*Request*.
Pictures do not belong in your copy. Repeat all the other data exactly.

*Data section*.
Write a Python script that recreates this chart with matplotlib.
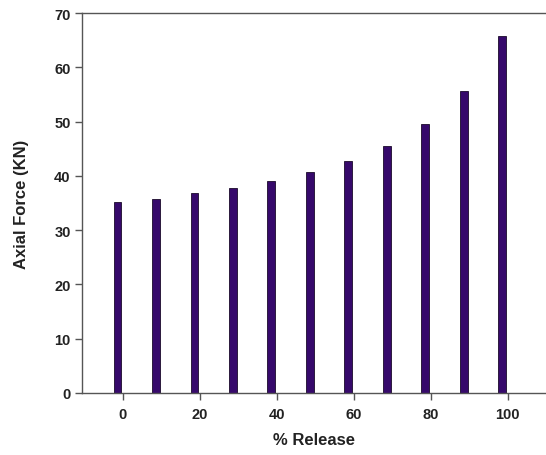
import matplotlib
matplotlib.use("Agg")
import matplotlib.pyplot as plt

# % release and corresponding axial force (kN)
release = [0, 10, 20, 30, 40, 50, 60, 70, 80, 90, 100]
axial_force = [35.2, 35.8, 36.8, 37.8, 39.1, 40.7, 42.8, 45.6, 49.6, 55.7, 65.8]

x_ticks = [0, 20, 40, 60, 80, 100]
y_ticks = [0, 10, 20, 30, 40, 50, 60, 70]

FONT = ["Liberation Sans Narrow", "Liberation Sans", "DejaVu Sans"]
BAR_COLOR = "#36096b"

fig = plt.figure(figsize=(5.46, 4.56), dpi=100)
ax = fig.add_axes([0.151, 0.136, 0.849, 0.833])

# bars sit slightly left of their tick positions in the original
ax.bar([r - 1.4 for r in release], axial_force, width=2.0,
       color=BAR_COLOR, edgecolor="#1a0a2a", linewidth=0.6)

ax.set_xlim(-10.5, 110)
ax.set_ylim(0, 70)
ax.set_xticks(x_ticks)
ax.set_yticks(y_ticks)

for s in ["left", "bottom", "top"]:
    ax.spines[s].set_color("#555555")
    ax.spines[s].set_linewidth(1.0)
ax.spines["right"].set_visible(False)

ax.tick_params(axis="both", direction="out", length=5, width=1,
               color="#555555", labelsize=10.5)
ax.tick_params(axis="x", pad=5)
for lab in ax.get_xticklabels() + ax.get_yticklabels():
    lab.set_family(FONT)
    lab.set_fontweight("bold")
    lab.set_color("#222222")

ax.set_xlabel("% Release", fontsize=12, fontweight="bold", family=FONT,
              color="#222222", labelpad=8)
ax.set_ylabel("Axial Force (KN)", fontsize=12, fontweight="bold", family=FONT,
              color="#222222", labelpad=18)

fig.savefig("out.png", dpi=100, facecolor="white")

*The response*.
Write a Python script that recreates this chart with matplotlib.
import matplotlib
matplotlib.use("Agg")
import matplotlib.pyplot as plt

# % release and corresponding axial force (kN)
release = [0, 10, 20, 30, 40, 50, 60, 70, 80, 90, 100]
axial_force = [35.2, 35.8, 36.8, 37.8, 39.1, 40.7, 42.8, 45.6, 49.6, 55.7, 65.8]

x_ticks = [0, 20, 40, 60, 80, 100]
y_ticks = [0, 10, 20, 30, 40, 50, 60, 70]

FONT = ["Liberation Sans Narrow", "Liberation Sans", "DejaVu Sans"]
BAR_COLOR = "#36096b"

fig = plt.figure(figsize=(5.46, 4.56), dpi=100)
ax = fig.add_axes([0.151, 0.136, 0.849, 0.833])

# bars sit slightly left of their tick positions in the original
ax.bar([r - 1.4 for r in release], axial_force, width=2.0,
       color=BAR_COLOR, edgecolor="#1a0a2a", linewidth=0.6)

ax.set_xlim(-10.5, 110)
ax.set_ylim(0, 70)
ax.set_xticks(x_ticks)
ax.set_yticks(y_ticks)

for s in ["left", "bottom", "top"]:
    ax.spines[s].set_color("#555555")
    ax.spines[s].set_linewidth(1.0)
ax.spines["right"].set_visible(False)

ax.tick_params(axis="both", direction="out", length=5, width=1,
               color="#555555", labelsize=10.5)
ax.tick_params(axis="x", pad=5)
for lab in ax.get_xticklabels() + ax.get_yticklabels():
    lab.set_family(FONT)
    lab.set_fontweight("bold")
    lab.set_color("#222222")

ax.set_xlabel("% Release", fontsize=12, fontweight="bold", family=FONT,
              color="#222222", labelpad=8)
ax.set_ylabel("Axial Force (KN)", fontsize=12, fontweight="bold", family=FONT,
              color="#222222", labelpad=18)

fig.savefig("out.png", dpi=100, facecolor="white")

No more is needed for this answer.